Most modern reports say that Convoluta roscoffensis needs the algal cells (Platymonas convoluta) to survive. The algae cells inside the worm are rounded and hardly look like an algal cell. However when they are released into the sea water the quickly change shape and swim to nearby flatworm eggs where they burrow inside the eggs and grow and multiply inside the developing flatworm embryo. Another species, Convoluta paradoxa is thought to have photosynthetic diatoms in its tissues.
On sheltered sandy beaches France and parts of England they form great green streaks across the sand at low tide. Some years ago in tropical East Africa I used to find a species that lived at a particular level on sandy shores there. If you put them in a glass tube (or jar) with sand, and wrapped the sides with black paper you could see how they reponded to changes in light intensity.
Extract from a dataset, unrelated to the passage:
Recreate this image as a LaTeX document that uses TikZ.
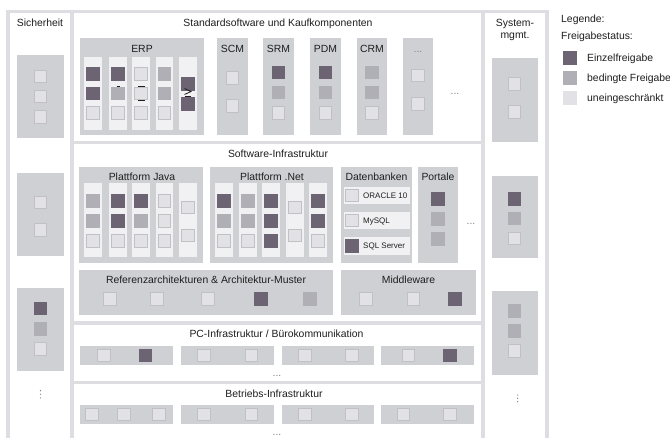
\documentclass[tikz,border=0pt]{standalone}
\usepackage{fontspec}
\setmainfont{Liberation Sans}
\definecolor{frm}{RGB}{221,221,226}
\definecolor{boxc}{RGB}{207,208,212}
\definecolor{colc}{RGB}{241,241,243}
\definecolor{dk}{RGB}{108,100,114}
\definecolor{md}{RGB}{176,175,181}
\definecolor{lt}{RGB}{226,226,230}
\definecolor{ltb}{RGB}{192,192,197}
\definecolor{tx}{RGB}{30,30,30}
\definecolor{dotc}{RGB}{130,130,135}
\tikzset{
  txt/.style={font=\fontsize{10.4}{12}\selectfont, text=tx, inner sep=0, anchor=base},
  smt/.style={font=\fontsize{8}{9}\selectfont, text=tx, inner sep=0, anchor=base west},
  dots/.style={font=\fontsize{10.4}{12}\selectfont, text=dotc, inner sep=0, anchor=base},
  qd/.style={fill=dk, draw=none, inner sep=0, minimum size=13.5pt},
  qm/.style={fill=md, draw=none, inner sep=0, minimum size=13.5pt},
  ql/.style={fill=lt, draw=ltb, line width=0.8pt, inner sep=0, minimum size=12.7pt},
  boxf/.style={fill=boxc},
  colf/.style={fill=colc},
  vdot/.style={circle, fill=dotc, inner sep=0, minimum size=1.4pt},
  artf/.style={draw=tx, line width=0.8pt}
}
\begin{document}
\begin{tikzpicture}[x=1pt,y=-1pt]
\useasboundingbox (0,0) rectangle (670,438);
\fill[white] (0,0) rectangle (670,438);
% frame and panels
\fill[frm] (6,10) rectangle (549,438);
\fill[white] (10,13) rectangle (70,438);
\fill[white] (74,13) rectangle (481,141);
\fill[white] (74,144) rectangle (481,321);
\fill[white] (74,325) rectangle (481,381);
\fill[white] (74,384) rectangle (481,438);
\fill[white] (485,13) rectangle (545,438);

% titles
\node[txt] (tsich) at (40,27) {Sicherheit};
\node[txt] (tstd) at (278,27) {Standardsoftware und Kaufkomponenten};
\node[txt] (tsys1) at (515,27) {System-};
\node[txt] (tsys2) at (515,39) {mgmt.};
\node[txt] (tsw) at (278,157.5) {Software-Infrastruktur};
\node[txt] (tpc) at (276.5,337.5) {PC-Infrastruktur / Bürokommunikation};
\node[txt] (tbe) at (274,397.5) {Betriebs-Infrastruktur};

% Sicherheit column
\fill[boxf] (17,55) rectangle (64,138);
\fill[boxf] (17,173) rectangle (64,256);
\fill[boxf] (17,288) rectangle (64,371);
\foreach \yy/\ss [count=\k] in {76.5/ql,96.5/ql,117/ql,202.5/ql,230/ql,308.7/qd,329/qm,349/ql}
  \node[\ss] (sich\k) at (40.5,\yy) {};
\foreach \yy [count=\k] in {390.7,394.3,398}
  \node[vdot] (sichv\k) at (40.5,\yy) {};

% Systemmgmt column
\fill[boxf] (492,58) rectangle (538,142);
\fill[boxf] (492,176) rectangle (538,258);
\fill[boxf] (492,291) rectangle (538,375);
\foreach \yy/\ss [count=\k] in {84/ql,112/ql,199/qd,218.5/qm,238.5/ql,311/qm,331/qm,351/ql}
  \node[\ss] (sys\k) at (514.5,\yy) {};
\foreach \yy [count=\k] in {395,398.3,401.7}
  \node[vdot] (sysv\k) at (517.7,\yy) {};

% ERP
\fill[boxf] (80,38) rectangle (204,135);
\node[txt] (terp) at (142,52.7) {ERP};
\foreach \xa/\xb in {84/102,109/127,132/150,156/173,179/197}
  \fill[colf] (\xa,57) rectangle (\xb,130);
\foreach \yy/\ss [count=\k] in {74/qd,93.5/qd,113/ql}
  \node[\ss] (erpa\k) at (93,\yy) {};
\foreach \yy/\ss [count=\k] in {74/qd,93.5/qm,113/ql}
  \node[\ss] (erpb\k) at (118,\yy) {};
\foreach \yy/\ss [count=\k] in {74/ql,93.5/ql,113/ql}
  \node[\ss] (erpc\k) at (141,\yy) {};
\foreach \yy/\ss [count=\k] in {74/qm,93.5/qm,113/ql}
  \node[\ss] (erpd\k) at (164.5,\yy) {};
\foreach \yy/\ss [count=\k] in {84/qd,104/qd}
  \node[\ss] (erpe\k) at (188,\yy) {};
% small marks visible in the ERP columns
\draw[artf] (116.5,86) -- (119.5,86);
\draw[artf] (138,86.3) -- (144.5,86.3);
\draw[artf] (138,100.7) -- (144.5,100.7);
\draw[artf] (184.5,88.5) -- (191,91.5) -- (184.5,94.5);
\draw[artf] (184.5,96.5) -- (191,96.5);

% SCM, SRM, PDM, CRM, ...
\fill[boxf] (217,38) rectangle (248,135);
\node[txt] (tscm) at (232.5,52.7) {SCM};
\node[ql] (scm1) at (232.5,78) {};
\node[ql] (scm2) at (232.5,106) {};

\fill[boxf] (263,38) rectangle (294,135);
\node[txt] (tsrm) at (278.5,52.7) {SRM};
\foreach \yy/\ss [count=\k] in {72.5/qd,92.5/qm,113/ql}
  \node[\ss] (srm\k) at (278.5,\yy) {};

\fill[boxf] (310,38) rectangle (341,135);
\node[txt] (tpdm) at (325.5,52.7) {PDM};
\foreach \yy/\ss [count=\k] in {72.5/qd,92.5/qm,113/ql}
  \node[\ss] (pdm\k) at (325.5,\yy) {};

\fill[boxf] (357,38) rectangle (387,135);
\node[txt] (tcrm) at (372,52.7) {CRM};
\foreach \yy/\ss [count=\k] in {72.5/qm,92.5/qm,113/ql}
  \node[\ss] (crm\k) at (372,\yy) {};

\fill[boxf] (403,38) rectangle (433,135);
\node[dots] (tmore) at (418,52.7) {...};
\node[ql] (more1) at (418,75.5) {};
\node[ql] (more2) at (418,104) {};
\node[dots] (stdmore) at (455,95) {...};

% Plattform Java
\fill[boxf] (79,167) rectangle (203,263);
\node[txt] (tjava) at (142,180.5) {Plattform Java};
\foreach \xa/\xb in {84/102,109/127,132/150,156/173,179/197}
  \fill[colf] (\xa,183) rectangle (\xb,257);
\foreach \yy/\ss [count=\k] in {201/qm,221/qm,241/ql}
  \node[\ss] (jva\k) at (93,\yy) {};
\foreach \yy/\ss [count=\k] in {201/qd,221/qd,241/ql}
  \node[\ss] (jvb\k) at (118,\yy) {};
\foreach \yy/\ss [count=\k] in {201/qd,221/qm,241/ql}
  \node[\ss] (jvc\k) at (141,\yy) {};
\foreach \yy/\ss [count=\k] in {201/ql,221/ql,241/ql}
  \node[\ss] (jvd\k) at (164.5,\yy) {};
\foreach \yy/\ss [count=\k] in {207.5/ql,235.5/ql}
  \node[\ss] (jve\k) at (188,\yy) {};

% Plattform .Net
\fill[boxf] (210,167) rectangle (333,263);
\node[txt] (tnet) at (272,180.5) {Plattform .Net};
\foreach \xa/\xb in {215/233,239/257,262/280,286/304,309/327}
  \fill[colf] (\xa,183) rectangle (\xb,257);
\foreach \yy/\ss [count=\k] in {201/qd,221/qm,241/ql}
  \node[\ss] (nta\k) at (224,\yy) {};
\foreach \yy/\ss [count=\k] in {201/qm,221/qm,241/ql}
  \node[\ss] (ntb\k) at (248,\yy) {};
\foreach \yy/\ss [count=\k] in {201/qd,221/qd,241/qd}
  \node[\ss] (ntc\k) at (271,\yy) {};
\foreach \yy/\ss [count=\k] in {207.5/ql,235.5/ql}
  \node[\ss] (ntd\k) at (295,\yy) {};
\foreach \yy/\ss [count=\k] in {201/qd,221/qd,241/ql}
  \node[\ss] (nte\k) at (318,\yy) {};

% Datenbanken
\fill[boxf] (341,167) rectangle (412,263);
\node[txt] (tdb) at (376.5,180.5) {Datenbanken};
\fill[colf] (344,186.7) rectangle (410,204);
\fill[colf] (344,211.7) rectangle (410,229.3);
\fill[colf] (344,236.7) rectangle (410,255);
\node[ql] (db1) at (352,195.3) {};
\node[ql] (db2) at (352,220.5) {};
\node[qd] (db3) at (352,245.8) {};
\node[smt] (ldb1) at (363,198.2) {ORACLE 10};
\node[smt] (ldb2) at (363,223.4) {MySQL};
\node[smt] (ldb3) at (363,248.7) {SQL Server};

% Portale
\fill[boxf] (418,167) rectangle (458,263);
\node[txt] (tport) at (438,180.5) {Portale};
\foreach \yy/\ss [count=\k] in {199/qd,219/qm,239/qm}
  \node[\ss] (port\k) at (438,\yy) {};
\node[dots] (swmore) at (471,225) {...};

% Referenzarchitekturen
\fill[boxf] (79,270) rectangle (333,315);
\node[txt] (tref) at (206,283.5) {Referenzarchitekturen \& Architektur-Muster};
\foreach \xx/\ss [count=\k] in {110/ql,157/ql,208/ql,261/qd,310/qm}
  \node[\ss] (ref\k) at (\xx,299) {};

% Middleware
\fill[boxf] (341,270) rectangle (476,315);
\node[txt] (tmid) at (408.5,283.5) {Middleware};
\foreach \xx/\ss [count=\k] in {366/ql,413.5/ql,455/qd}
  \node[\ss] (mid\k) at (\xx,299) {};

% PC-Infrastruktur
\foreach \xa/\xb in {80/173,181/274,282/374,381/474}
  \fill[boxf] (\xa,346) rectangle (\xb,365);
\foreach \xx/\ss [count=\k] in {104/ql,145.5/qd,204/ql,251.5/ql,305/ql,352/ql,408.5/ql,450/qd}
  \node[\ss] (pc\k) at (\xx,355.5) {};
\node[dots] (pcmore) at (277,377) {...};

% Betriebs-Infrastruktur
\foreach \xa/\xb in {80/173,181/274,282/374,381/474}
  \fill[boxf] (\xa,405) rectangle (\xb,424);
\foreach \xx [count=\k] in {92,124,159,204,251.5,305,352,403.5,450}
  \node[ql] (be\k) at (\xx,414.5) {};
\node[dots] (bemore) at (277,436) {...};

% Legend
\node[txt, anchor=base west] (leg1) at (561,22.5) {Legende:};
\node[txt, anchor=base west] (leg2) at (561,39.5) {Freigabestatus:};
\node[qd, minimum size=14pt] (lq1) at (569.5,58) {};
\node[qm, minimum size=14pt] (lq2) at (569.5,78) {};
\node[fill=lt, inner sep=0, minimum size=14pt] (lq3) at (569.5,98) {};
\node[txt, anchor=base west] (ll1) at (587,61.7) {Einzelfreigabe};
\node[txt, anchor=base west] (ll2) at (587,81.7) {bedingte Freigabe};
\node[txt, anchor=base west] (ll3) at (587,101.7) {uneingeschränkt};
\end{tikzpicture}
\end{document}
If you moved a light up and down above the jar the flatworms would form a green band in the sand which sank deeper in the sand as the light got closer and rose towards the surface of th sand as you moved the light away. Clearly they preferred a certain level of light intensity. I guess in the tropics such worms have to be able to adjust the amount of light they receive so their plants don't get burnt out by too much light.
I don't know what you mean by eating the "egg case thing". There is one very old reference which says that the algae live in the coccoon which encases the flatworm eggs before they hatch. When the flatworms hatch they engulf the algae and so get them inside their bodies. Is that what you are referring to? I don't know how they sense the tidal changes.
I have listed a couple of references below, but you would need to go to a University or Museum library to find them.
Best wishes,
Bill Rudman.
References:
* Holligan,PM & Gooday, GW. (1977) Symbiosis in Convoluta roscoffensis. Symposia of the Society of experimental Biology, 29(1975): 205-227.
* Douglas, AE. (1983) Establishment of the symbiosis in Convoluta roscoffensis. Journal of the marine Biological association, United Kingdom, 63: 409-418.